What happened to this GM's appreciation for tough, even dirty players, filling out his third and fourth lines? Were Marcel Goc and Lee Stempniak all that could be culled as deadline answers? Draft picks, anyone?
It's one thing to not acquire front-line forwards. They're expensive in cash and/or trade. But there's nothing easier or cheaper than a checking forward. And it's beyond reason that Shero gutted his roster of its guts and replaced it with a million and a half bucks worth of waiver-available Taylor Pyatt.
That can get a guy fired.
Competitive fire and character isn’t exclusive to top line players. Toews has grunts that play important, effective minutes. So does Patrice Bergeron. So does Anze Kopitar. But Shero never found another Max Talbot, another Tyler Kennedy and, yes, another Matt Cooke. The loss of Jordan Staal was, in hindsight, devastating to the team’s quality depth. He’s created a two-line, top heavy team that’s far too reliant on Crosby and Evgeni Malkin without providing them with offensive support and an answer to the abuse other teams dole out to them.

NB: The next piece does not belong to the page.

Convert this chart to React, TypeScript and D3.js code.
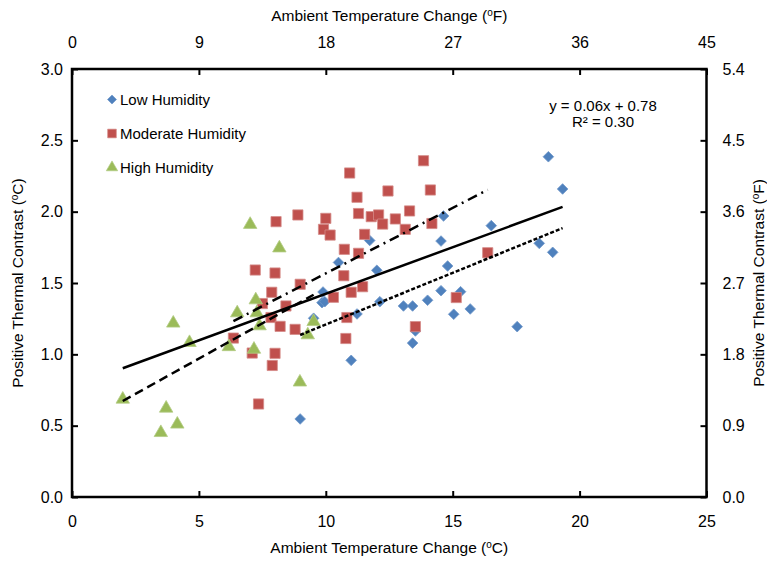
import React, { useEffect, useRef } from 'react';
import * as d3 from 'd3';

type Pt = [number, number];

// [ambient temperature change (°C), positive thermal contrast (°C)]
const lowHumidity: Pt[] = [
    [18.77, 2.385], [19.33, 2.159], [14.64, 1.97], [16.52, 1.902], [11.73, 1.798],
    [14.54, 1.794], [18.41, 1.778], [18.94, 1.715], [10.5, 1.644], [12.01, 1.589],
    [14.8, 1.619], [9.89, 1.437], [9.85, 1.362], [9.96, 1.369], [12.13, 1.369],
    [11.23, 1.283], [9.52, 1.253], [13.06, 1.339], [13.42, 1.339], [14.01, 1.379],
    [14.54, 1.446], [15.31, 1.439], [15.04, 1.281], [15.69, 1.318], [13.53, 1.164],
    [13.42, 1.079], [11.0, 0.958], [17.54, 1.194], [8.99, 0.547]
];

const moderateHumidity: Pt[] = [
    [13.85, 2.357], [10.94, 2.271], [14.12, 2.152], [12.45, 2.145], [11.23, 2.101],
    [11.29, 1.987], [13.3, 2.005], [11.79, 1.965], [12.08, 1.977], [12.24, 1.913],
    [12.74, 1.949], [13.13, 1.876], [14.18, 1.917], [11.53, 1.841], [10.73, 1.736],
    [11.29, 1.708], [16.38, 1.712], [10.71, 1.551], [11.0, 1.435], [11.45, 1.474],
    [10.3, 1.4], [10.83, 1.258], [10.79, 1.111], [13.53, 1.194], [15.14, 1.398],
    [8.99, 1.491], [8.04, 1.93], [8.9, 1.977], [10.0, 1.953], [9.91, 1.876],
    [10.17, 1.836], [7.22, 1.591], [8.0, 1.57], [7.87, 1.435], [7.5, 1.356],
    [8.43, 1.339], [7.84, 1.258], [8.2, 1.196], [8.79, 1.175], [6.36, 1.114],
    [7.1, 1.009], [8.0, 1.007], [7.89, 0.922], [7.35, 0.652]
];

const highHumidity: Pt[] = [
    [7.02, 1.91], [8.17, 1.745], [2.0, 0.685], [3.99, 1.218], [4.63, 1.082],
    [3.71, 0.622], [4.15, 0.51], [3.5, 0.451], [6.51, 1.29], [7.24, 1.381],
    [7.28, 1.29], [7.39, 1.199], [6.18, 1.053], [7.17, 1.035], [8.98, 0.805],
    [9.52, 1.229], [9.29, 1.136]
];

const xTicksC = [0, 5, 10, 15, 20, 25];
const xTicksF = [0, 9, 18, 27, 36, 45];
const yTicksC = [0, 0.5, 1, 1.5, 2, 2.5, 3];
const yTicksF = [0, 0.9, 1.8, 2.7, 3.6, 4.5, 5.4];

const equationText = 'y = 0.06x + 0.78';
const r2Text = 'R² = 0.30';

// least squares line over the x range of the points (like Excel's linear trendline)
const fitLine = (pts: Pt[]) => {
    const mx = d3.mean(pts, d => d[0]) || 0;
    const my = d3.mean(pts, d => d[1]) || 0;
    const sxy = d3.sum(pts, d => (d[0] - mx) * (d[1] - my));
    const sxx = d3.sum(pts, d => (d[0] - mx) ** 2);
    const m = sxy / sxx;
    const b = my - m * mx;
    const [x0, x1] = d3.extent(pts, d => d[0]) as [number, number];
    return [[x0, m * x0 + b], [x1, m * x1 + b]] as Pt[];
};

const FONT = '"Liberation Sans", Arial, sans-serif';

const App: React.FC = () => {
    const svgRef = useRef<SVGSVGElement>(null);
    const width = 767;
    const height = 563;

    useEffect(() => {
        const svg = d3.select(svgRef.current);
        svg.selectAll('*').remove();

        const left = 72, right = 706.5, top = 69, bottom = 497;

        const x = d3.scaleLinear().domain([0, 25]).range([left, right]);
        const xF = d3.scaleLinear().domain([0, 45]).range([left, right]);
        const y = d3.scaleLinear().domain([0, 3]).range([bottom, top]);
        const yF = d3.scaleLinear().domain([0, 5.4]).range([bottom, top]);

        svg.append('rect').attr('width', width).attr('height', height).attr('fill', '#fff');

        // Axes (ticks point inward)
        const styleAxis = (g: d3.Selection<SVGGElement, unknown, null, undefined>) => {
            g.select('.domain').remove();
            g.selectAll('line').attr('stroke', '#000').attr('stroke-width', 2);
            g.selectAll('text')
                .style('font-family', FONT)
                .style('font-size', '16px')
                .style('fill', '#000');
        };

        svg.append('g')
            .attr('transform', `translate(0,${bottom})`)
            .call(d3.axisBottom(x).tickValues(xTicksC).tickFormat(d3.format('d')).tickSizeInner(-6).tickSizeOuter(0).tickPadding(19))
            .call(styleAxis);

        svg.append('g')
            .attr('transform', `translate(0,${top})`)
            .call(d3.axisTop(xF).tickValues(xTicksF).tickFormat(d3.format('d')).tickSizeInner(-6).tickSizeOuter(0).tickPadding(21))
            .call(styleAxis);

        svg.append('g')
            .attr('transform', `translate(${left},0)`)
            .call(d3.axisLeft(y).tickValues(yTicksC).tickFormat(d3.format('.1f')).tickSizeInner(-6).tickSizeOuter(0).tickPadding(9))
            .call(styleAxis);

        svg.append('g')
            .attr('transform', `translate(${right},0)`)
            .call(d3.axisRight(yF).tickValues(yTicksF).tickFormat(d3.format('.1f')).tickSizeInner(-6).tickSizeOuter(0).tickPadding(16))
            .call(styleAxis);

        // Frame
        svg.append('rect')
            .attr('x', left).attr('y', top)
            .attr('width', right - left).attr('height', bottom - top)
            .attr('fill', 'none').attr('stroke', '#000').attr('stroke-width', 2.5);

        // Axis titles with a raised small "o" for degrees
        const title = (tx: number, ty: number, rot: number, pre: string, unit: string) => {
            const t = svg.append('text')
                .attr('transform', `translate(${tx},${ty}) rotate(${rot})`)
                .attr('text-anchor', 'middle')
                .style('font-family', FONT)
                .style('font-size', '15.5px')
                .style('fill', '#000');
            t.append('tspan').text(pre + '(');
            t.append('tspan').attr('dy', -5).style('font-size', '10px').text('o');
            t.append('tspan').attr('dy', 5).text(unit + ')');
        };
        title((left + right) / 2, 553, 0, 'Ambient Temperature Change ', 'C');
        title((left + right) / 2, 21, 0, 'Ambient Temperature Change ', 'F');
        title(23, (top + bottom) / 2, -90, 'Positive Thermal Contrast ', 'C');
        title(764, (top + bottom) / 2, -90, 'Positive Thermal Contrast ', 'F');

        // Markers
        const diamond = d3.symbol().type(d3.symbolDiamond2).size(72);
        const square = d3.symbol().type(d3.symbolSquare).size(104);
        const triangle = d3.symbol().type(d3.symbolTriangle).size(78);

        const drawSeries = (pts: Pt[], sym: d3.Symbol<any, any>, fill: string, stroke: string) => {
            svg.append('g').selectAll('path')
                .data(pts)
                .enter()
                .append('path')
                .attr('d', sym as any)
                .attr('transform', d => `translate(${x(d[0])},${y(d[1])})`)
                .attr('fill', fill)
                .attr('stroke', stroke)
                .attr('stroke-width', 0.8);
        };
        drawSeries(lowHumidity, diamond, '#4F81BD', '#6f97c9');
        drawSeries(moderateHumidity, square, '#C0504D', '#d48a88');
        drawSeries(highHumidity, triangle, '#9BBB59', '#b3cc84');

        // Trendlines
        const line = d3.line<Pt>().x(d => x(d[0])).y(d => y(d[1]));
        const trend = (pts: Pt[], dash: string | null) => {
            svg.append('path')
                .attr('d', line(fitLine(pts)))
                .attr('fill', 'none')
                .attr('stroke', '#000')
                .attr('stroke-width', 2.5)
                .attr('stroke-dasharray', dash);
        };
        trend([...lowHumidity, ...moderateHumidity, ...highHumidity], null);
        trend(highHumidity, '9,5');
        trend(moderateHumidity, '10,5,2,5');
        trend(lowHumidity, '4,2');

        // Legend
        const legend = [
            { label: 'Low Humidity', sym: diamond, fill: '#4F81BD', stroke: '#6f97c9' },
            { label: 'Moderate Humidity', sym: square, fill: '#C0504D', stroke: '#d48a88' },
            { label: 'High Humidity', sym: triangle, fill: '#9BBB59', stroke: '#b3cc84' }
        ];
        legend.forEach((l, i) => {
            const ly = 99.5 + i * 34;
            svg.append('path')
                .attr('d', l.sym as any)
                .attr('transform', `translate(112,${ly}) scale(0.85)`)
                .attr('fill', l.fill)
                .attr('stroke', l.stroke)
                .attr('stroke-width', 0.8);
            svg.append('text')
                .attr('x', 120)
                .attr('y', ly)
                .attr('dy', '0.35em')
                .style('font-family', FONT)
                .style('font-size', '15px')
                .style('fill', '#000')
                .text(l.label);
        });

        // Trendline equation
        [equationText, r2Text].forEach((s, i) => {
            svg.append('text')
                .attr('x', 603)
                .attr('y', 106 + i * 16)
                .attr('dy', '0.35em')
                .attr('text-anchor', 'middle')
                .style('font-family', FONT)
                .style('font-size', '15px')
                .style('fill', '#000')
                .text(s);
        });
    }, []);

    return (
        <svg
            ref={svgRef}
            width={width}
            height={height}
            style={{ position: 'absolute', left: 0, top: 0 }}
        />
    );
};

export default App;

Maybe this all reads like an excuse for Crosby. Lord knows if Alex Ovechkin produced one goal in 13 games, the Canadian media would have his keister on the first plane to Dynamo.
Rather, I think Sid’s the canary in a coal mine. When the best player in the world goes 13 games with one goal, ends his series without a point in three games and is clearly rattled by his opponents’ physicality and pest behavior, there’s something wrong.
I don’t believe that glitch is with Sidney Crosby, who will collect another Hart Trophy this June, but rather with what he’s been surrounded by .
“I’d love to tear it up every series. But it doesn’t always happen,” said Crosby.
It’s on Penguins ownership to figure out why he didn’t, and act accordingly.